Copy out every line of the records where the string "that" occurs.

* _PROVIDED MATERIAL_:

┌──

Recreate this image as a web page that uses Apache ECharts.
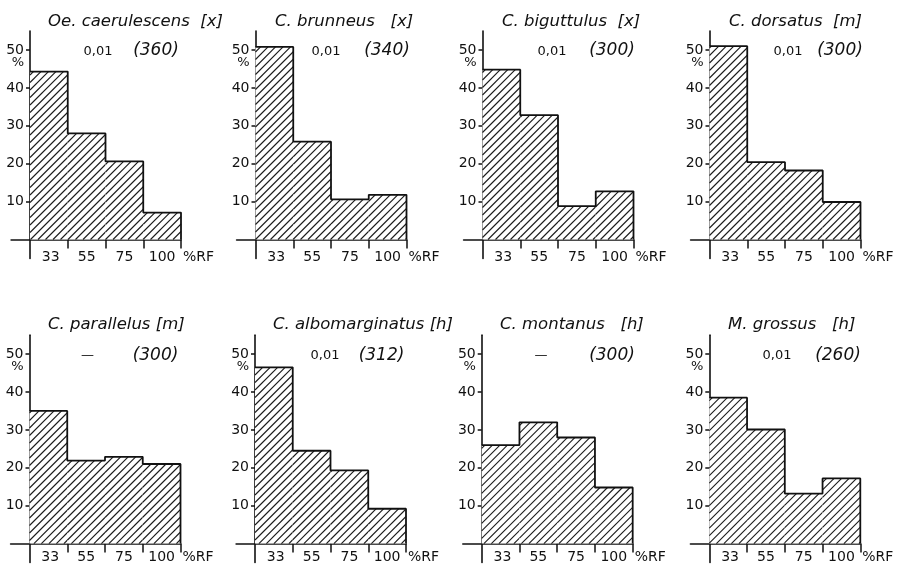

└──
┌──

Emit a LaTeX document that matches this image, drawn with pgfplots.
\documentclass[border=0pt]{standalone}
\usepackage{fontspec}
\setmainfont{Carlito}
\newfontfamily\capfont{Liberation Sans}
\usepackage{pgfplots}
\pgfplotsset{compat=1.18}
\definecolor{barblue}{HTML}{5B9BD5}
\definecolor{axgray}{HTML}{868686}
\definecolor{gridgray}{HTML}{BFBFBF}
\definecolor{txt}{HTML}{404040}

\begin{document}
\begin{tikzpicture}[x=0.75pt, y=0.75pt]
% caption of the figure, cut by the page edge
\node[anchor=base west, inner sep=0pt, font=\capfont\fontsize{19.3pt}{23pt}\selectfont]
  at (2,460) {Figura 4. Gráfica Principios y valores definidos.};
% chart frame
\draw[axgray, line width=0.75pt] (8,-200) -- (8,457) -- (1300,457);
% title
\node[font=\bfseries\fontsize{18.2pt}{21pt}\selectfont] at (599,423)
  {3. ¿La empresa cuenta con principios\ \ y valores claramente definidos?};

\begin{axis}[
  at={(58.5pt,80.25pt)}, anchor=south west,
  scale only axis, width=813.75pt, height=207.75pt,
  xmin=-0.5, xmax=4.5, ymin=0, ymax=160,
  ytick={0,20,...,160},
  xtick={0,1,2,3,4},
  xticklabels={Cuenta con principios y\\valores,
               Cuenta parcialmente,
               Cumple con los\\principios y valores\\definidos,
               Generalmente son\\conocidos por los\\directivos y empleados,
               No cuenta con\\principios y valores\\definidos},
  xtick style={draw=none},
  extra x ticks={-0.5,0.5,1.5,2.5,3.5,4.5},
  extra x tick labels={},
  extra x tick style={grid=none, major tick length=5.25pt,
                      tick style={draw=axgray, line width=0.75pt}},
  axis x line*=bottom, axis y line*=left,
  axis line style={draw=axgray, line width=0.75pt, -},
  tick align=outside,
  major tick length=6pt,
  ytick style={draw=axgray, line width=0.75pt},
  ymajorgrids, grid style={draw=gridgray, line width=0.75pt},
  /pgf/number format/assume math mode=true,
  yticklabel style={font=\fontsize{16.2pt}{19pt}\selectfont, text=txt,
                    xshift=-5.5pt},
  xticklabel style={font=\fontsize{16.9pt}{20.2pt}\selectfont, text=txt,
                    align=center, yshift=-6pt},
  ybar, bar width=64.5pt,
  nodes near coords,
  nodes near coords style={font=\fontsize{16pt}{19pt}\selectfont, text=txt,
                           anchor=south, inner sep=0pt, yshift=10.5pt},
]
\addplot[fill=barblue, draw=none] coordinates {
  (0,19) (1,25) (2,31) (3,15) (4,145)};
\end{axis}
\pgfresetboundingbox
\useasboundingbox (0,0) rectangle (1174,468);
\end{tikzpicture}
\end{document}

└──

* _EXERCISE SOLUTION_:
Recreate this image as a web page that uses Apache ECharts.
Emit a LaTeX document that matches this image, drawn with pgfplots.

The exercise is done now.